SECTION 4: DATABASE FORMAT

   Geomys stores everything in a single text file.  The  exact  details
   and  syntax  will not be laid down here; Instead the general idea of
   what geomys is storing will be disscussed.  Also,  a  very  informal
   BNF notation will be used for clarification.

   The  database  is  comprised  of  two  main  sections, a new content
   section and a subscription section.   The  new  content  section  is
   generated  by  running  "geomys  update",  and  stores a list of new
   content URLs.  The subscription section stores flags and information
   about  gopher  content  which  is  used  to generate the new content
   section.

     <database> ::= <new content section> <subscription section>

   The  new  content  section  is  pretty  simple,  It  is  a  list  of
   subscription IDs each with a list of URLs that point to new content.
   When "geomys look" is ran, geomys simply spits  out  all  the  URLs.
   When  the  -o flag is given, it spits out the subscriptions instead.
   Here the acromyn "NC" is used in place of "New Content".

     <new content section> ::= <List of NCitems>

     <NCitem> ::= <subscriptionID> <list of URLs>

   The subscription section is a little bit  more  complicated.   Every
   subscription  has  stored with it a name, base URL, subscription ID,
   and flag values.  These are the values shown when "geomys list <ID>"
   is  ran.   geomys also optionaly stores a list of URLs and a list of
   hashes.  Whether or not the URL list or hash list is stored  depends
   on the flags.  These two lists are used for comparisons when "geomys
   update" is ran.

     <subscription section> ::= <list of subscriptions>

     <subscription> ::= <SUBitems> |
                        <SUBitems> <URL list> |
                        <SUBitems> <hash list> |
                        <SUBitems> <URL & hash list>

     <SUBitems> ::= <subscription ID>
                    <base URL>
                    <name>
                    <flags>

SECTION 5: ALGORITHM

   This section will cover how geomys interacts with  gopherspace,  and
   will  be  disscussing  how  the  update  module generaly works.  The
   operations of the other modules will not be  covered,  as  they  are
   mostly just operating on the database.

   As a quick note, the subscribe module uses the same functionality as
   the update module to initialize a new subscription,  the  difference
   being  that  the  subscribe  module  does not generate a new content
   list.

   The proccess defined below is  how  geomys  operates  for  a  single
   subscription.  Geomys repeats these steps for every subscription.

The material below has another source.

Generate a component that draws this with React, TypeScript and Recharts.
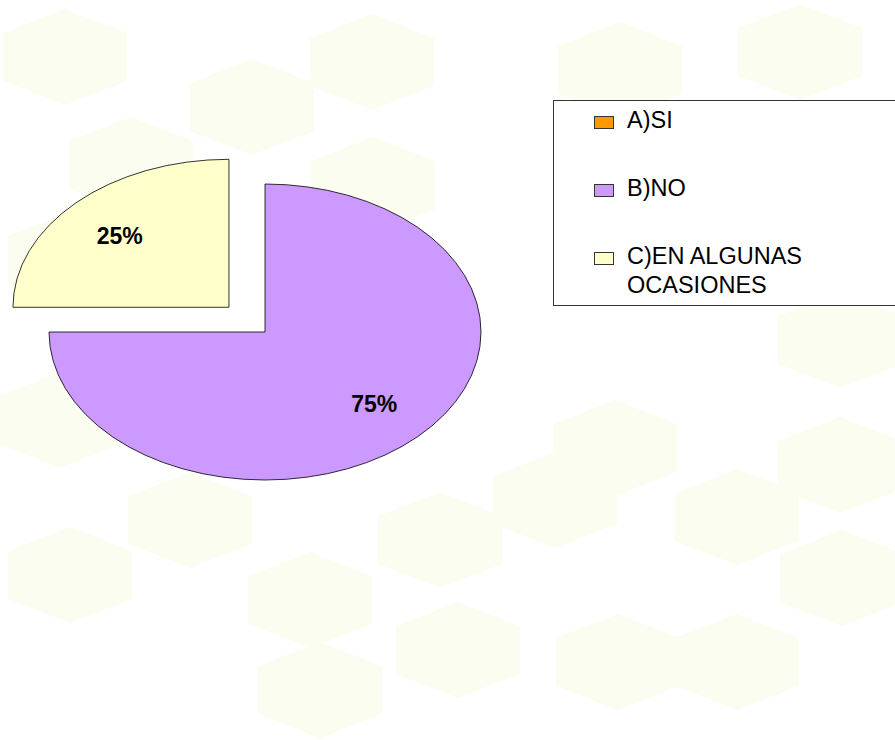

   Geomys  will  start  at  the  base  URL  that  was  defined with the
   subscription.  From here it will fetch the gopher menu  at  the  URL
   and  pull  out  all  the  links  found  within  it.   Geomys ignores
   infomation that isn't a link.  It will add these links to a list and
   follow the links under the following criteria:

   1) The  destination  URL shares the same  root path as the base URL.
      For example if the base URL is "sdf.org/1/users/solderpunk", then
      a  link  of  "sdf.org/1/users/solderpunk/phlog"  is  valid  while
      "sdf.org/1/users/tomasino/" is not.

   2) The destination URL should not have been encountered already.

   These rules are to ensure that geomys does not caught in an infinite
   loop or start to explore the wilds of gopherspace.

   This  procces  is repeated recursively for all the links that geomys
   follows.  At the end of this proccess, geomys is  left  with  a  big
   list of URLs.

   Now  geomys  will filter out any URLs that point to menus unless the
   -m flag is active.  This allows people to  reorganize  their  gopher
   menu's without triggering geomys.

   The next step is to compare the list of URLs with the URLs stored in
   the the database.  If there is any links that are in the  list  that
   are  not in database, geomys will add those links to the new content
   list.

   If the -a flag is active, then geomys will also calculate  checksums
   for  each menu and file it visits.  It will compare the checksums to
   those in the database, and if any checksum has changed then the  new
   checksum  will be written to the database and the link will be added
   to the new content list.

   If the -f flag is active, geomys will only calculate and compare the
   checksum for the bas URL.

   If  the  -s  flag is active, geomys won't follow any of the links it
   finds in gopher menus.